EXERCISE INSTRUCTIONS - Skip the pictures and extract all of the lines exactly as written.

RECORDED INFORMATION -
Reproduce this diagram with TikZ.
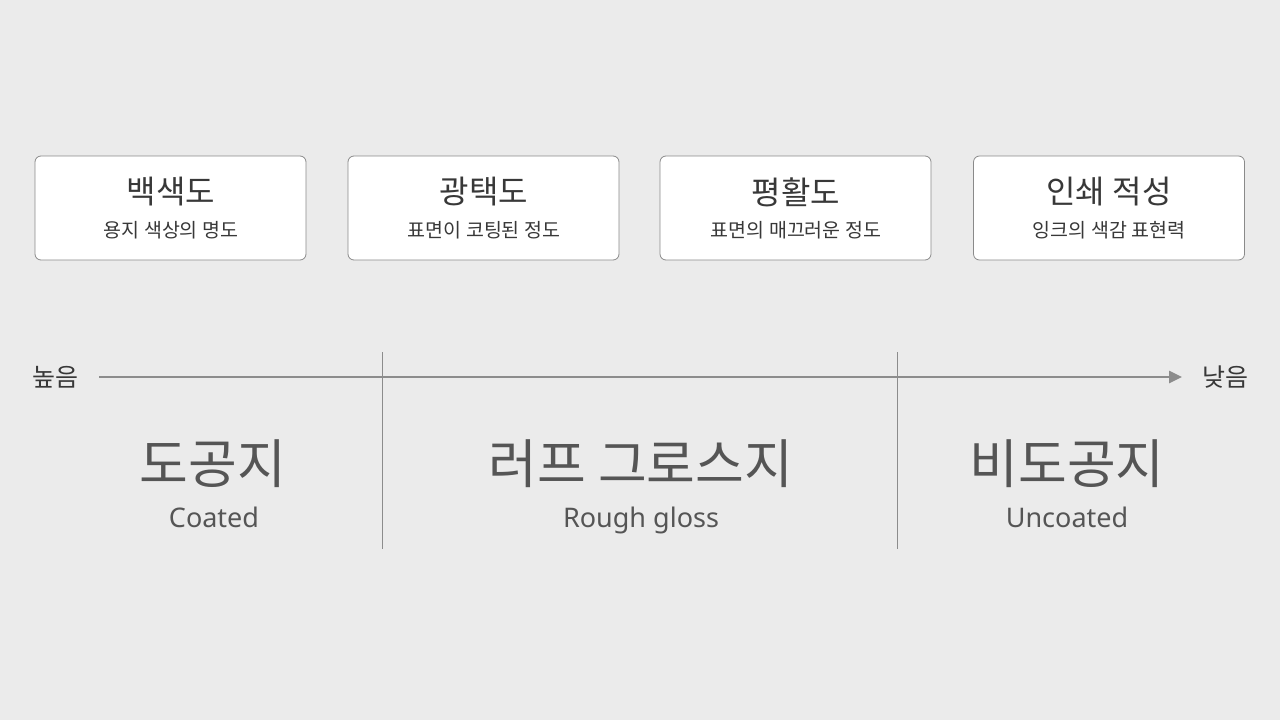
\documentclass[tikz,border=0pt]{standalone}
\usepackage{fontspec}
\setmainfont{Noto Sans CJK KR}
\newfontfamily\latinf{Noto Sans}
\usetikzlibrary{arrows.meta}
\definecolor{bg}{HTML}{EBEBEB}
\definecolor{boxline}{HTML}{8A8A8A}
\definecolor{axis}{HTML}{8C8C8C}
\definecolor{txt}{HTML}{383838}
\definecolor{big}{HTML}{555555}
\tikzset{
  card/.style={draw=boxline, line width=0.8pt, fill=white, rounded corners=6pt,
    minimum width=271pt, minimum height=104pt, inner sep=0pt},
  cardtitle/.style={text=txt, font=\fontsize{32}{36}\selectfont, inner sep=0pt},
  cardsub/.style={text=txt, font=\fontsize{19.5}{23}\selectfont, inner sep=0pt},
  endlabel/.style={text=txt, font=\fontsize{25}{28}\selectfont, inner sep=0pt},
  bigname/.style={text=big, font=\fontsize{53}{58}\selectfont, inner sep=0pt},
  engname/.style={text=big, font=\latinf\fontsize{27}{30}\selectfont, inner sep=0pt, anchor=base},
  divider/.style={draw=axis, line width=1pt},
  axisline/.style={draw=axis, line width=2.5pt, -{Triangle[length=13pt,width=12pt]}}
}
\begin{document}
\begin{tikzpicture}[x=1pt,y=-1pt]
\fill[bg] (0,0) rectangle (1280,720);
\useasboundingbox (0,0) rectangle (1280,720);

% cards
\node[card] (c1) at (170.5,208) {};
\node[card] (c2) at (483.5,208) {};
\node[card] (c3) at (795.5,208) {};
\node[card] (c4) at (1109,208) {};
\node[cardtitle] (t1) at (171,192) {백색도};
\node[cardsub] (s1) at (171,230) {용지 색상의 명도};
\node[cardtitle] (t2) at (484,192) {광택도};
\node[cardsub] (s2) at (484,230) {표면이 코팅된 정도};
\node[cardtitle] (t3) at (796,192) {평활도};
\node[cardsub] (s3) at (796,230) {표면의 매끄러운 정도};
\node[cardtitle] (t4) at (1109,192) {인쇄 적성};
\node[cardsub] (s4) at (1109,230) {잉크의 색감 표현력};

% axis
\node[endlabel] (hi) at (55,377) {높음};
\node[endlabel] (lo) at (1225,377) {낮음};
\coordinate (a0) at (99,377);
\coordinate (a1) at (1182,377);
\draw[axisline] (a0) -- (a1);

% dividers
\coordinate (d1t) at (382,352);
\coordinate (d1b) at (382,549);
\coordinate (d2t) at (897,352);
\coordinate (d2b) at (897,549);
\draw[divider] (d1t) -- (d1b);
\draw[divider] (d2t) -- (d2b);

% categories
\node[bigname] (k1) at (213,464) {도공지};
\node[engname] (e1) at (214,527) {Coated};
\node[bigname] (k2) at (641,464) {러프 그로스지};
\node[engname] (e2) at (641,527) {Rough gloss};
\node[bigname] (k3) at (1067,464) {비도공지};
\node[engname] (e3) at (1067,527) {Uncoated};
\end{tikzpicture}
\end{document}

RESULT FOR THIS TASK -
Reproduce this diagram with TikZ.
\documentclass[tikz,border=0pt]{standalone}
\usepackage{fontspec}
\setmainfont{Noto Sans CJK KR}
\newfontfamily\latinf{Noto Sans}
\usetikzlibrary{arrows.meta}
\definecolor{bg}{HTML}{EBEBEB}
\definecolor{boxline}{HTML}{8A8A8A}
\definecolor{axis}{HTML}{8C8C8C}
\definecolor{txt}{HTML}{383838}
\definecolor{big}{HTML}{555555}
\tikzset{
  card/.style={draw=boxline, line width=0.8pt, fill=white, rounded corners=6pt,
    minimum width=271pt, minimum height=104pt, inner sep=0pt},
  cardtitle/.style={text=txt, font=\fontsize{32}{36}\selectfont, inner sep=0pt},
  cardsub/.style={text=txt, font=\fontsize{19.5}{23}\selectfont, inner sep=0pt},
  endlabel/.style={text=txt, font=\fontsize{25}{28}\selectfont, inner sep=0pt},
  bigname/.style={text=big, font=\fontsize{53}{58}\selectfont, inner sep=0pt},
  engname/.style={text=big, font=\latinf\fontsize{27}{30}\selectfont, inner sep=0pt, anchor=base},
  divider/.style={draw=axis, line width=1pt},
  axisline/.style={draw=axis, line width=2.5pt, -{Triangle[length=13pt,width=12pt]}}
}
\begin{document}
\begin{tikzpicture}[x=1pt,y=-1pt]
\fill[bg] (0,0) rectangle (1280,720);
\useasboundingbox (0,0) rectangle (1280,720);

% cards
\node[card] (c1) at (170.5,208) {};
\node[card] (c2) at (483.5,208) {};
\node[card] (c3) at (795.5,208) {};
\node[card] (c4) at (1109,208) {};
\node[cardtitle] (t1) at (171,192) {백색도};
\node[cardsub] (s1) at (171,230) {용지 색상의 명도};
\node[cardtitle] (t2) at (484,192) {광택도};
\node[cardsub] (s2) at (484,230) {표면이 코팅된 정도};
\node[cardtitle] (t3) at (796,192) {평활도};
\node[cardsub] (s3) at (796,230) {표면의 매끄러운 정도};
\node[cardtitle] (t4) at (1109,192) {인쇄 적성};
\node[cardsub] (s4) at (1109,230) {잉크의 색감 표현력};

% axis
\node[endlabel] (hi) at (55,377) {높음};
\node[endlabel] (lo) at (1225,377) {낮음};
\coordinate (a0) at (99,377);
\coordinate (a1) at (1182,377);
\draw[axisline] (a0) -- (a1);

% dividers
\coordinate (d1t) at (382,352);
\coordinate (d1b) at (382,549);
\coordinate (d2t) at (897,352);
\coordinate (d2b) at (897,549);
\draw[divider] (d1t) -- (d1b);
\draw[divider] (d2t) -- (d2b);

% categories
\node[bigname] (k1) at (213,464) {도공지};
\node[engname] (e1) at (214,527) {Coated};
\node[bigname] (k2) at (641,464) {러프 그로스지};
\node[engname] (e2) at (641,527) {Rough gloss};
\node[bigname] (k3) at (1067,464) {비도공지};
\node[engname] (e3) at (1067,527) {Uncoated};
\end{tikzpicture}
\end{document}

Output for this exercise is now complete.